SET TASK: Extract everything from the first line through the line with "v in x_ticks])", both ends included, except for any pictures.

MATERIAL FOR THIS TASK:
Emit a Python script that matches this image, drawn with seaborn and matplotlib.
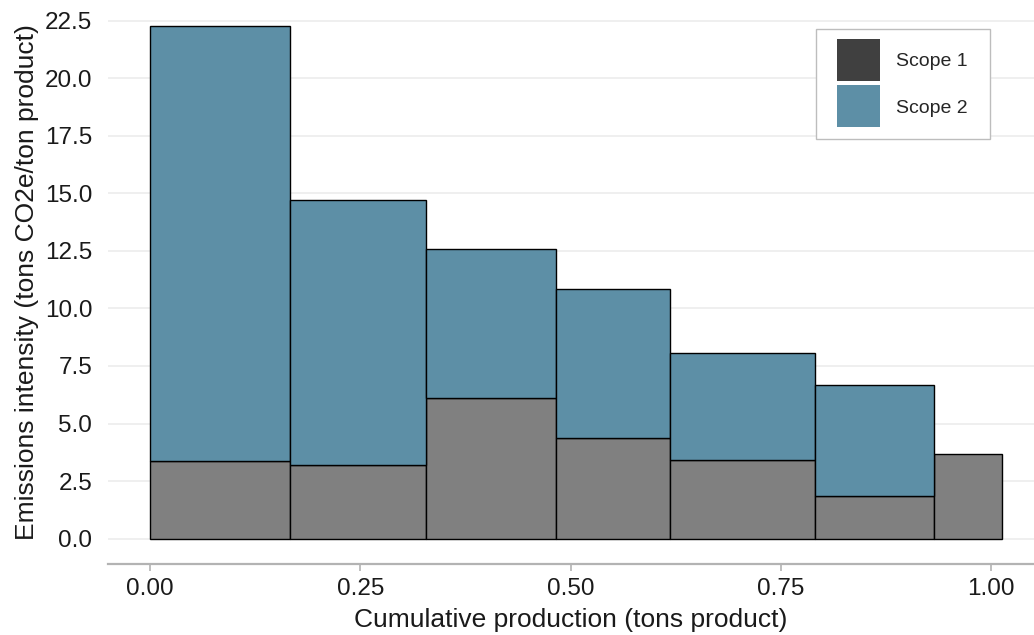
import numpy as np
import matplotlib
matplotlib.use("Agg")
import matplotlib.pyplot as plt
from matplotlib.patches import Patch, Rectangle
from matplotlib.legend_handler import HandlerPatch
import seaborn as sns

# Production volume of each producer group (tons product), in cost-curve order
production = [0.1659, 0.1622, 0.1545, 0.1359, 0.1723, 0.1415, 0.0804]
# Emissions intensity by scope (tons CO2e / ton product)
scope1 = [3.38, 3.21, 6.10, 4.38, 3.42, 1.86, 3.68]
scope2 = [18.90, 11.49, 6.47, 6.48, 4.64, 4.83, 0.00]

series_names = ["Scope 1", "Scope 2"]
x_ticks = [0.00, 0.25, 0.50, 0.75, 1.00]
x_label = "Cumulative production (tons product)"
y_label = "Emissions intensity (tons CO2e/ton product)"

sns.set_theme(style="whitegrid")
plt.rcParams["font.family"] = ["Liberation Sans", "DejaVu Sans"]

fill_s1 = "#808080"
fill_s2 = "#5d8fa6"
legend_s1 = "#404040"
text_col = "#1a1a1a"

fig = plt.figure(figsize=(10.34, 6.35), dpi=100)
ax = fig.add_axes([0.104, 0.1113, 0.896, 0.8887])

prod = np.array(production)
left = np.concatenate([[0.0], np.cumsum(prod)[:-1]])
s1 = np.array(scope1)
s2 = np.array(scope2)

ax.bar(left, s1, width=prod, align="edge", color=fill_s1,
       edgecolor="black", linewidth=1.0, zorder=3)
mask = s2 > 0
ax.bar(left[mask], s2[mask], width=prod[mask], bottom=s1[mask], align="edge",
       color=fill_s2, edgecolor="black", linewidth=1.0, zorder=3)

total_max = float((s1 + s2).max())
pad_y = 0.05 * total_max
ax.set_ylim(-pad_y, total_max + pad_y)
pad_x = 0.05 * float(prod.sum())
ax.set_xlim(-pad_x, 1.0511)

y_ticks = np.arange(0, 22.6, 2.5)
ax.set_yticks(y_ticks)
ax.set_yticklabels([f"{v:.1f}" for v in y_ticks])
ax.set_xticks(x_ticks)
ax.set_xticklabels([f"{v:.2f}" for v in x_ticks])

ax.grid(axis="y", color="#ebebeb", linewidth=1.1, zorder=0)
ax.grid(axis="x", visible=False)
ax.set_facecolor("white")
for side in ["top", "right", "left"]:
    ax.spines[side].set_visible(False)
ax.spines["bottom"].set_visible(True)
ax.spines["bottom"].set_color("#b3b3b3")
ax.spines["bottom"].set_linewidth(1.6)

ax.tick_params(axis="x", which="major", bottom=True, length=5, width=1.2,
               color="#b3b3b3", pad=5, labelsize=17.5, labelcolor=text_col)
ax.tick_params(axis="y", which="major", left=False, length=0, pad=11,
               labelsize=17.5, labelcolor=text_col)

ax.set_xlabel(x_label, fontsize=19, color=text_col, labelpad=5.5)
ax.set_ylabel(y_label, fontsize=19, color=text_col, labelpad=4)

# Legend keys: tall square swatches centred on each (compact) legend row
KEY_H = 30.2  # points


def square_key(legend, orig_handle, xdescent, ydescent, width, height, fontsize):
    yc = height / 2.0 - ydescent
    return Rectangle((-xdescent, yc - KEY_H / 2.0), width, KEY_H)


handles = [Patch(facecolor=legend_s1, edgecolor="none"),
           Patch(facecolor=fill_s2, edgecolor="none")]
leg = ax.legend(handles, series_names, loc="upper right",
                bbox_to_anchor=(0.9525, 0.9486), fontsize=14,
                frameon=True, fancybox=False, framealpha=1,
                edgecolor="#bdbdbd", handlelength=2.21, handleheight=1.0,
                handletextpad=0.82, labelspacing=1.4, borderpad=1.13,
                borderaxespad=0,
                handler_map={Patch: HandlerPatch(patch_func=square_key)})
leg.get_frame().set_linewidth(1.0)

fig.savefig("out.png", dpi=100)
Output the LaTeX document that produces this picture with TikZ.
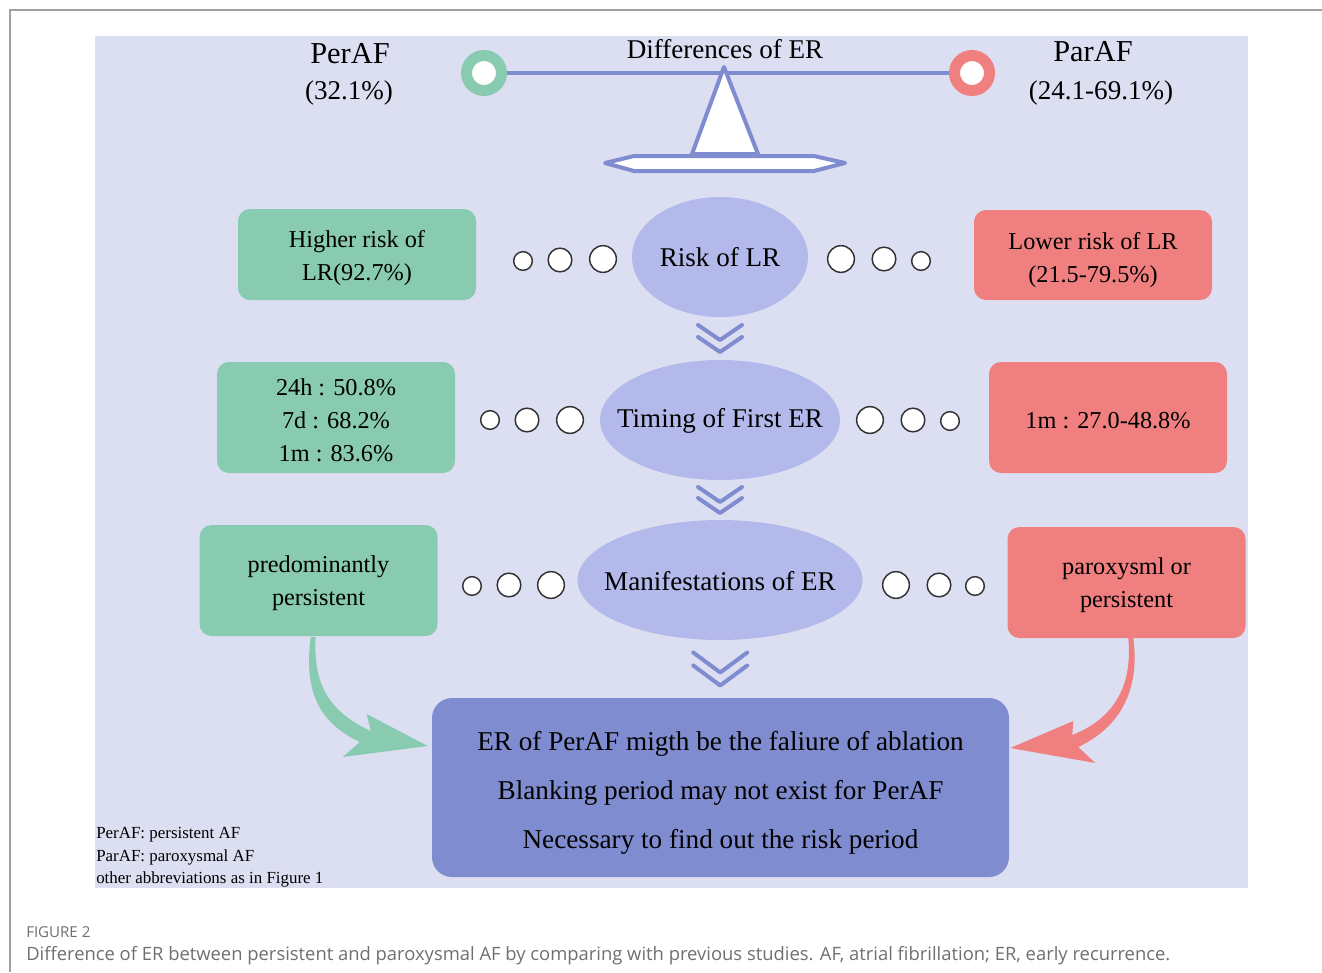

RESPONSE:
Emit a Python script that matches this image, drawn with seaborn and matplotlib.
import numpy as np
import matplotlib
matplotlib.use("Agg")
import matplotlib.pyplot as plt
from matplotlib.patches import Patch, Rectangle
from matplotlib.legend_handler import HandlerPatch
import seaborn as sns

# Production volume of each producer group (tons product), in cost-curve order
production = [0.1659, 0.1622, 0.1545, 0.1359, 0.1723, 0.1415, 0.0804]
# Emissions intensity by scope (tons CO2e / ton product)
scope1 = [3.38, 3.21, 6.10, 4.38, 3.42, 1.86, 3.68]
scope2 = [18.90, 11.49, 6.47, 6.48, 4.64, 4.83, 0.00]

series_names = ["Scope 1", "Scope 2"]
x_ticks = [0.00, 0.25, 0.50, 0.75, 1.00]
x_label = "Cumulative production (tons product)"
y_label = "Emissions intensity (tons CO2e/ton product)"

sns.set_theme(style="whitegrid")
plt.rcParams["font.family"] = ["Liberation Sans", "DejaVu Sans"]

fill_s1 = "#808080"
fill_s2 = "#5d8fa6"
legend_s1 = "#404040"
text_col = "#1a1a1a"

fig = plt.figure(figsize=(10.34, 6.35), dpi=100)
ax = fig.add_axes([0.104, 0.1113, 0.896, 0.8887])

prod = np.array(production)
left = np.concatenate([[0.0], np.cumsum(prod)[:-1]])
s1 = np.array(scope1)
s2 = np.array(scope2)

ax.bar(left, s1, width=prod, align="edge", color=fill_s1,
       edgecolor="black", linewidth=1.0, zorder=3)
mask = s2 > 0
ax.bar(left[mask], s2[mask], width=prod[mask], bottom=s1[mask], align="edge",
       color=fill_s2, edgecolor="black", linewidth=1.0, zorder=3)

total_max = float((s1 + s2).max())
pad_y = 0.05 * total_max
ax.set_ylim(-pad_y, total_max + pad_y)
pad_x = 0.05 * float(prod.sum())
ax.set_xlim(-pad_x, 1.0511)

y_ticks = np.arange(0, 22.6, 2.5)
ax.set_yticks(y_ticks)
ax.set_yticklabels([f"{v:.1f}" for v in y_ticks])
ax.set_xticks(x_ticks)
ax.set_xticklabels([f"{v:.2f}" for v in x_ticks])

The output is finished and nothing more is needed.